Prior to his date, Luke was offered 10 specific tips. He opted to skip some of the advice and subsequently lost the girl. Understandably, it was very tough for Luke to hear the reasons why his date declined a second outing on air the following Monday. Despite the sting of her criticism, this is an extremely rare opportunity for Luke to up his game based on the honest perspective of a highly desirable woman. In this situation he can either continue to do what is not working for him or seriously consider the feedback he has been given. Understanding his date’s point of view doesn’t require changing who he is or what he’s about — just an openness to taking a different approach to women and dating.
A hairline fracture separates the worlds of friendship and romance and it doesn’t take much to get pushed into the friend zone. Knowing what separates a “nice guy” from the Ryan Gosling types can change you from being viewed as a brother to a lover. Here are the 10 tips I offered Luke prior to his blind date and why failing to follow all the advice, in this case, cost him the girl.
The tips that worked for Luke:
- Take charge & be a leader: Luke’s date loved how proactive he was when initiating plans for the date. He was responsive to emails and text messages — she wasn’t left hanging. The pressure was off her to think of where to go and she didn’t even have to stress about what to order at the restaurant. He balanced including her opinions with taking the lead.
- Don’t get touchy-feely or too affectionate: Luke respected personal space and boundaries on the first date. Although he perceived the date as going along “swimmingly” he didn’t try to steal a kiss or suggest she come up to his apartment.
- Don’t listen to advice to act like you don’t care or to be aloof. Although it’s very true that you don’t want to come on too strong, acting like a cold a-hole doesn’t work either. Luke’s kindness was what his date enjoyed most about him. She said he paid her genuine compliments and treated her with respect.
- Don’t be late. Because Luke got to the restaurant first, he wasn’t rushed, was able to check on their table, and get his bearings. He was calm, cool, and collected by the time she arrived at the door.
- When you don’t know what to say, ask her questions about herself. Luke kept the conversation fluid by expressing interest in getting to know her as a person. He listened to the advice to be curious to learn more about his date and this interest caused her to feel special.

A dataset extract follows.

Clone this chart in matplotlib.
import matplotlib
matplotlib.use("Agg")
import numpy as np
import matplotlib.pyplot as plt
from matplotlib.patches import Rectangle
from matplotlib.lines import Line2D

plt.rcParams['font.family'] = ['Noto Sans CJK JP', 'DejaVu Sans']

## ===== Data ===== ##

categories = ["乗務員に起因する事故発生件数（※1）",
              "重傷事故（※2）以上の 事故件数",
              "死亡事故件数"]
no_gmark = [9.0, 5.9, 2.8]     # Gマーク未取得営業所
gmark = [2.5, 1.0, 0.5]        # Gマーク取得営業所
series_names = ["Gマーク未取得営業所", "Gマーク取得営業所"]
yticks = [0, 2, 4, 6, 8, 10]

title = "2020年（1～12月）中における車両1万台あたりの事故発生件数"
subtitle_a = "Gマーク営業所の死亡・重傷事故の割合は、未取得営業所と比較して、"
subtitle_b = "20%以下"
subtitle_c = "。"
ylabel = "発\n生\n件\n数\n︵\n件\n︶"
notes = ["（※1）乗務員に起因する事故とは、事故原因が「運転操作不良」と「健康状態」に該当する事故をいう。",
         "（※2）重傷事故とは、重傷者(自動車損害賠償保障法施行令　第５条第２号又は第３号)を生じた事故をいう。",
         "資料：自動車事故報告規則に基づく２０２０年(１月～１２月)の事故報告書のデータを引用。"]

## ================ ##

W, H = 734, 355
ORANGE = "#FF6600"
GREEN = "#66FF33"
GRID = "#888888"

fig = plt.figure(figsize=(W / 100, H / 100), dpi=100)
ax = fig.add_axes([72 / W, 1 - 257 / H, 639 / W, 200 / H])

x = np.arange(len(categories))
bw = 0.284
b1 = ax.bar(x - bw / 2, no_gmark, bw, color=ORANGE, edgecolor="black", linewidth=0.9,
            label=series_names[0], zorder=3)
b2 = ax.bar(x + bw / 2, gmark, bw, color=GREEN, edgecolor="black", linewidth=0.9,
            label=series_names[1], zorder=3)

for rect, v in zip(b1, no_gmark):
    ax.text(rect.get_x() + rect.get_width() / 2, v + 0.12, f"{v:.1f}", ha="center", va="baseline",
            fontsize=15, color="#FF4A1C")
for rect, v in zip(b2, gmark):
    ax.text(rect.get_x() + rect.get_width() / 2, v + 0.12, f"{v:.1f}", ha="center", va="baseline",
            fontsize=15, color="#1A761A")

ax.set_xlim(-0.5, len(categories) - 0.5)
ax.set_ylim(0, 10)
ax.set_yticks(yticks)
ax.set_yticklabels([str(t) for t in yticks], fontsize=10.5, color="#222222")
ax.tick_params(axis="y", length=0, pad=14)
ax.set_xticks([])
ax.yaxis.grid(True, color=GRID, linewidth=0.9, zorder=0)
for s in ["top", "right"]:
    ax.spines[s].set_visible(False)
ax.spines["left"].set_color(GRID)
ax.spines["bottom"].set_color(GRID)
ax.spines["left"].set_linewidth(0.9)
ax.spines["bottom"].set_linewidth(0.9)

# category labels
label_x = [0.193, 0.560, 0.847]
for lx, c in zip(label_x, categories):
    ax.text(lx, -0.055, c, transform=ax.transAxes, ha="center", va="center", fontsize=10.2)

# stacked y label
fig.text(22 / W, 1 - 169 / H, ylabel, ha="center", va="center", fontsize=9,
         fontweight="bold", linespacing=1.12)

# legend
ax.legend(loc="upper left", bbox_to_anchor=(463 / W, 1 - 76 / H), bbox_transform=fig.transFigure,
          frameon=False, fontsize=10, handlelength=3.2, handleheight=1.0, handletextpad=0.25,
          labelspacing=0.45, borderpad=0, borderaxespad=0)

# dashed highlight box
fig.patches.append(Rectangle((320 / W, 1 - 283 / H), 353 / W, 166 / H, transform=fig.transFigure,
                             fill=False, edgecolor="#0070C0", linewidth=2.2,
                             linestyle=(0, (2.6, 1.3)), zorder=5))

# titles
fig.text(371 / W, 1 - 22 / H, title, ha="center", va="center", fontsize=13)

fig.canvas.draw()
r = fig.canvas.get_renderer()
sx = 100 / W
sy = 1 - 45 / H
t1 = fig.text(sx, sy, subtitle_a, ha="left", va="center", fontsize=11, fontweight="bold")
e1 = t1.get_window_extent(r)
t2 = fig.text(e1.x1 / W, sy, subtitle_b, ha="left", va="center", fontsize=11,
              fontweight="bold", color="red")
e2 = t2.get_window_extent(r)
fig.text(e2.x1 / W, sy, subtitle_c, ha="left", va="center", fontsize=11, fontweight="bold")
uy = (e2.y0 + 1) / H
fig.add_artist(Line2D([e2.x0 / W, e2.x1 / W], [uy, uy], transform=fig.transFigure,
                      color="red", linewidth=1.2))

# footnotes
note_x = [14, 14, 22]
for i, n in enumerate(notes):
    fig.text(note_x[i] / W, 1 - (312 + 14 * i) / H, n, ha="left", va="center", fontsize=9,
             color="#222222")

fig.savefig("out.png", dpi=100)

The tips Luke struggled to execute:
- Keep the conversation light and positive. No discussions of past relationships, family troubles, financial stress, insecurities, etc. If she asks something personal that will likely shift the conversation to an uncomfortable place, come up with a vague answer and direct the conversation to a different topic. Luke’s comfort level got the best of him when he disclosed details of a failed relationship and some negative details about his past.
- Pick up the tab even if she offers to go Dutch. Don’t count your money in front of her or ask her what to tip: Luke’s date felt a little awkward when he flashed her the bill. This was an opportunity to leave a little mystery and show her that he knew how to treat a lady to dinner.

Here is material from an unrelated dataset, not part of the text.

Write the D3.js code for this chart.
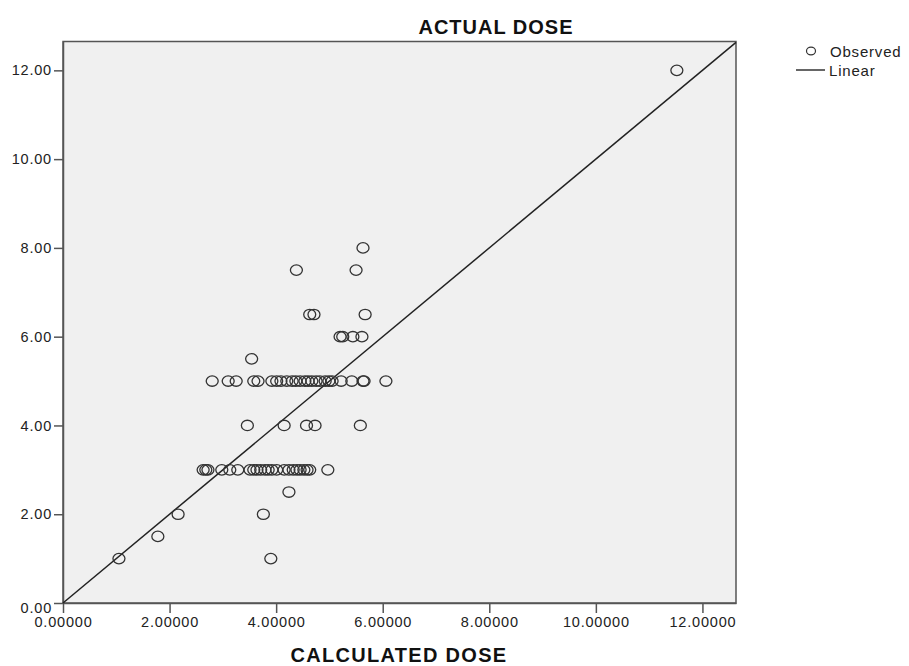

- Don’t put pressure on yourself for this to be a love match. Treat the situation like you are just meeting up with an old friend. Unfortunately, Luke took this tip too literally. He overdid it with the drinking and got so uninhibited that he asked for a ride home. Luke gets kudos for not drinking and driving but burdening his date to get him home came across as unattractive.
- Pay attention to social cues. Luke knew to watch out for his date showing signs that she wasn’t interested. But when she suggested that they go to Match.com single events together, he didn’t grasp that she was telling him she wanted to go on a date with someone other than Luke.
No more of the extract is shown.